Curd Rice | Thayir Sadam Recipe
Serves: 2
Preparation time: 15 mins

Ingredients:
4 cups cooked rice
1 cup thick curd / plain yogurt
Half cup or so water
1 grated carrot
1/4 cup grated cucumber
1/2 tsp grated ginger
A bunch of fresh coriander leaves, chopped fine
A pinch of salt
For tempering:
2 tsp oil
1/4 tsp mustard seeds
1/4 tsp urad dal / ulutham paruppu
A pinch of hing / asafoetida / perungaayam
2 red chillies, torn into small pieces

How to make Curd Rice (Thayir Sadam):

1. Mash the rice with a potato masher. Add the curd and water and mix well.
2. To this, add the chopped coriander and grated vegetables and mix well.
3. Heat oil in a pan and add the ingredients for tempering.
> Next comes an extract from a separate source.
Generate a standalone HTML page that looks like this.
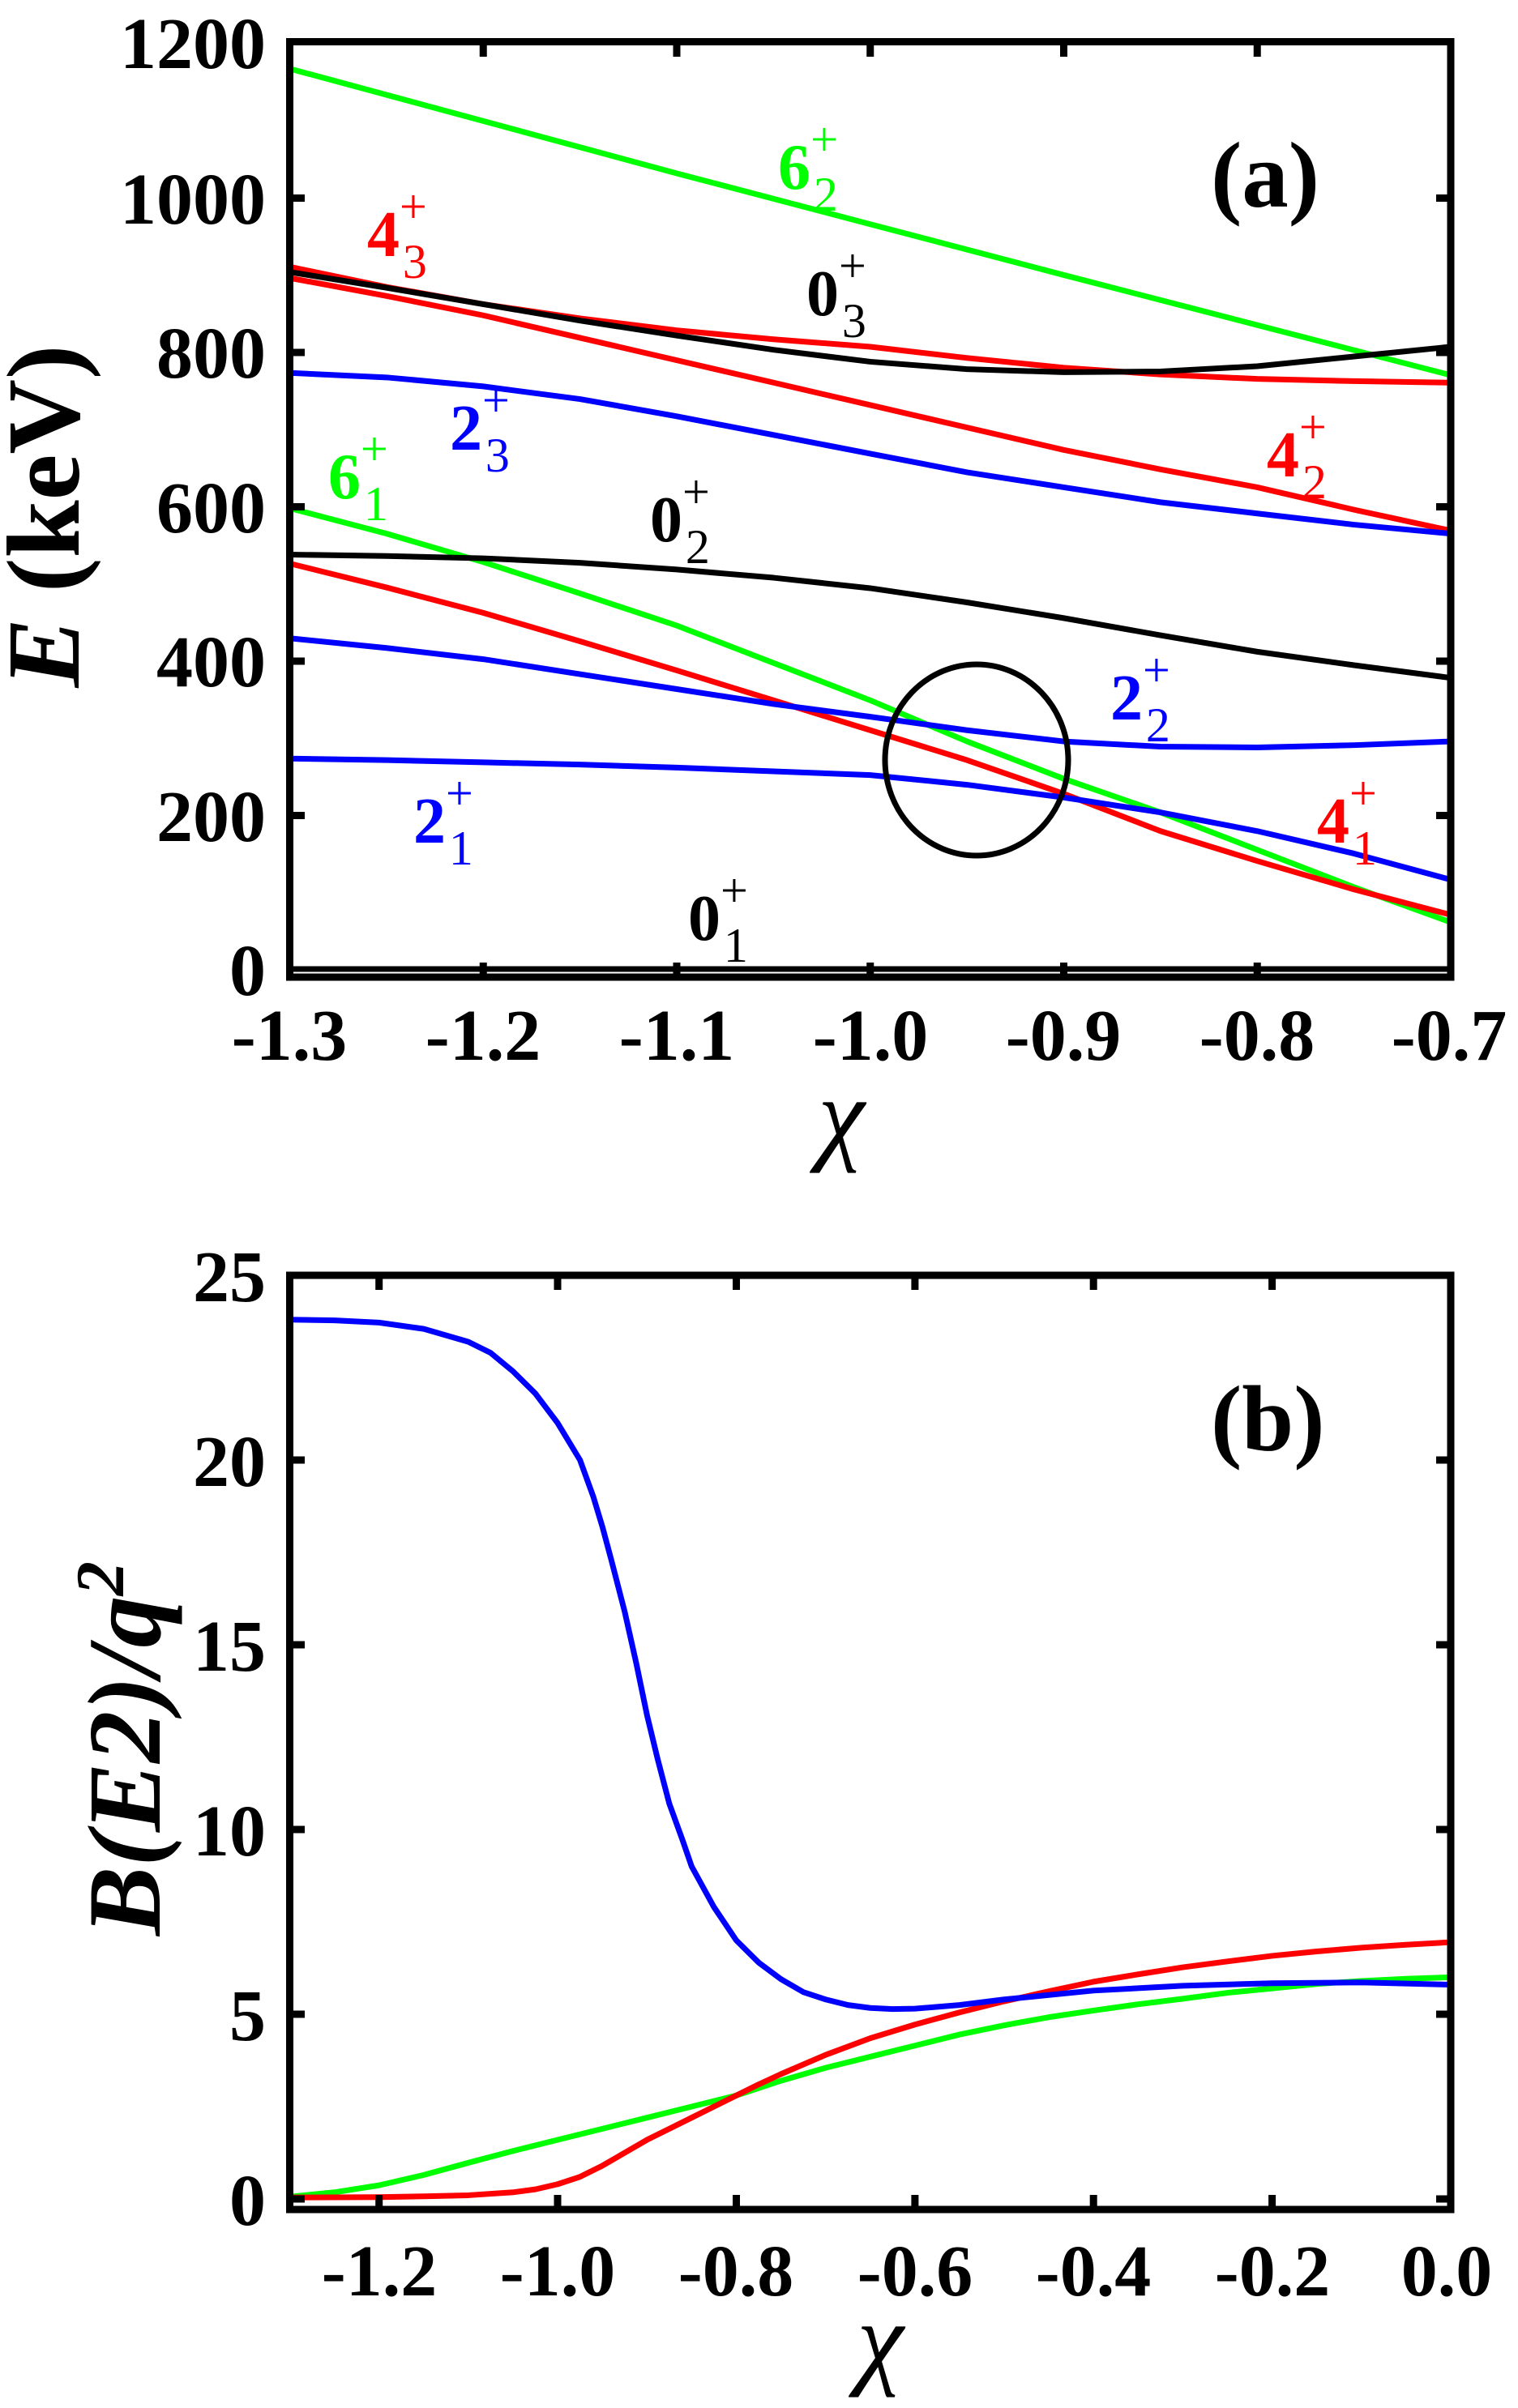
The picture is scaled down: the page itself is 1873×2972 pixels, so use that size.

When the mustard seeds pop, remove from fire and add to the rice. Mix well with salt.

If the consistency is too thick, add some more water / curd. If you keep this for long, the rice will absorb the water and make it thick, so adjust accordingly.

Curd Rice Recipe | Thayir Sadam | South Indian Curd RicePin

Isn’t this so much nicer and prettier than normal boring curd rice? 😉 Serve with your favourite pickle like no-oil lime pickle or sweet mango pickle.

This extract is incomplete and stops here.